» **Task**: Quote every line of the data below as it stands, omitting pictures.
□ □ □
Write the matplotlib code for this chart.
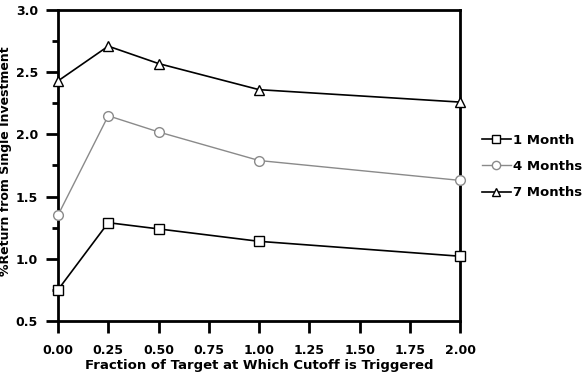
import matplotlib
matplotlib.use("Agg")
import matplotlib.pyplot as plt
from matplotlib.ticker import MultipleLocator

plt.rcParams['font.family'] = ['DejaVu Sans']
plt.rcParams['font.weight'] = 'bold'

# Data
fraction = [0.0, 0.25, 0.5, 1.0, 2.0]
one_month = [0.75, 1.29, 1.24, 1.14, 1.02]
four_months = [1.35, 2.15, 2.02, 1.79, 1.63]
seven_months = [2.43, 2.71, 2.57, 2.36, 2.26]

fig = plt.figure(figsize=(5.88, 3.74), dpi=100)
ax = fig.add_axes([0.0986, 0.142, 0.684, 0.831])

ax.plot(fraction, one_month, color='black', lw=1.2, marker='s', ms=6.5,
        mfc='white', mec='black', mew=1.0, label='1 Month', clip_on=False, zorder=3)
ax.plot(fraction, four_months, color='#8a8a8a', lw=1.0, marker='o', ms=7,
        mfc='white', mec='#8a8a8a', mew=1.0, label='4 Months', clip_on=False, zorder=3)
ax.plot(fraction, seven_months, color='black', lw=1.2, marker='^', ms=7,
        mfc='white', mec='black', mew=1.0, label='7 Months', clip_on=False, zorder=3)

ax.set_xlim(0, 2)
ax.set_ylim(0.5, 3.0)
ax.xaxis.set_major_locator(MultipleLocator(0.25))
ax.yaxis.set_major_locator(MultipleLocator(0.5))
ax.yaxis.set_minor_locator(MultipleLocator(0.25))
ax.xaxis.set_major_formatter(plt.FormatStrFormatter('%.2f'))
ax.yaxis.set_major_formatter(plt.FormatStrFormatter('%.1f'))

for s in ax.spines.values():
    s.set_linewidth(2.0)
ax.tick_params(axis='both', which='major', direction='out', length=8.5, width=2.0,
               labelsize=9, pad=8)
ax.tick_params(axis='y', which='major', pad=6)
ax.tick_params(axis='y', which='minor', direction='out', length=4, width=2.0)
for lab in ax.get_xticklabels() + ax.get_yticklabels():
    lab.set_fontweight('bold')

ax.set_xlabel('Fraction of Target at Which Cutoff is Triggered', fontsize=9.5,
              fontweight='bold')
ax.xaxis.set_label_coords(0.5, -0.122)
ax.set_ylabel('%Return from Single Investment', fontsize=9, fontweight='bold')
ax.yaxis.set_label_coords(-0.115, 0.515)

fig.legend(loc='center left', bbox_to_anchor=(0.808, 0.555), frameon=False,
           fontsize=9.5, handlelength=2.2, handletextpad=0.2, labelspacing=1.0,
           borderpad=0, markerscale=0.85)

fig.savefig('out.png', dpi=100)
□ □ □
» **Solution to this problem**:
Write the matplotlib code for this chart.
import matplotlib
matplotlib.use("Agg")
import matplotlib.pyplot as plt
from matplotlib.ticker import MultipleLocator

plt.rcParams['font.family'] = ['DejaVu Sans']
plt.rcParams['font.weight'] = 'bold'

# Data
fraction = [0.0, 0.25, 0.5, 1.0, 2.0]
one_month = [0.75, 1.29, 1.24, 1.14, 1.02]
four_months = [1.35, 2.15, 2.02, 1.79, 1.63]
seven_months = [2.43, 2.71, 2.57, 2.36, 2.26]

fig = plt.figure(figsize=(5.88, 3.74), dpi=100)
ax = fig.add_axes([0.0986, 0.142, 0.684, 0.831])

ax.plot(fraction, one_month, color='black', lw=1.2, marker='s', ms=6.5,
        mfc='white', mec='black', mew=1.0, label='1 Month', clip_on=False, zorder=3)
ax.plot(fraction, four_months, color='#8a8a8a', lw=1.0, marker='o', ms=7,
        mfc='white', mec='#8a8a8a', mew=1.0, label='4 Months', clip_on=False, zorder=3)
ax.plot(fraction, seven_months, color='black', lw=1.2, marker='^', ms=7,
        mfc='white', mec='black', mew=1.0, label='7 Months', clip_on=False, zorder=3)

ax.set_xlim(0, 2)
ax.set_ylim(0.5, 3.0)
ax.xaxis.set_major_locator(MultipleLocator(0.25))
ax.yaxis.set_major_locator(MultipleLocator(0.5))
ax.yaxis.set_minor_locator(MultipleLocator(0.25))
ax.xaxis.set_major_formatter(plt.FormatStrFormatter('%.2f'))
ax.yaxis.set_major_formatter(plt.FormatStrFormatter('%.1f'))

for s in ax.spines.values():
    s.set_linewidth(2.0)
ax.tick_params(axis='both', which='major', direction='out', length=8.5, width=2.0,
               labelsize=9, pad=8)
ax.tick_params(axis='y', which='major', pad=6)
ax.tick_params(axis='y', which='minor', direction='out', length=4, width=2.0)
for lab in ax.get_xticklabels() + ax.get_yticklabels():
    lab.set_fontweight('bold')

ax.set_xlabel('Fraction of Target at Which Cutoff is Triggered', fontsize=9.5,
              fontweight='bold')
ax.xaxis.set_label_coords(0.5, -0.122)
ax.set_ylabel('%Return from Single Investment', fontsize=9, fontweight='bold')
ax.yaxis.set_label_coords(-0.115, 0.515)

fig.legend(loc='center left', bbox_to_anchor=(0.808, 0.555), frameon=False,
           fontsize=9.5, handlelength=2.2, handletextpad=0.2, labelspacing=1.0,
           borderpad=0, markerscale=0.85)

fig.savefig('out.png', dpi=100)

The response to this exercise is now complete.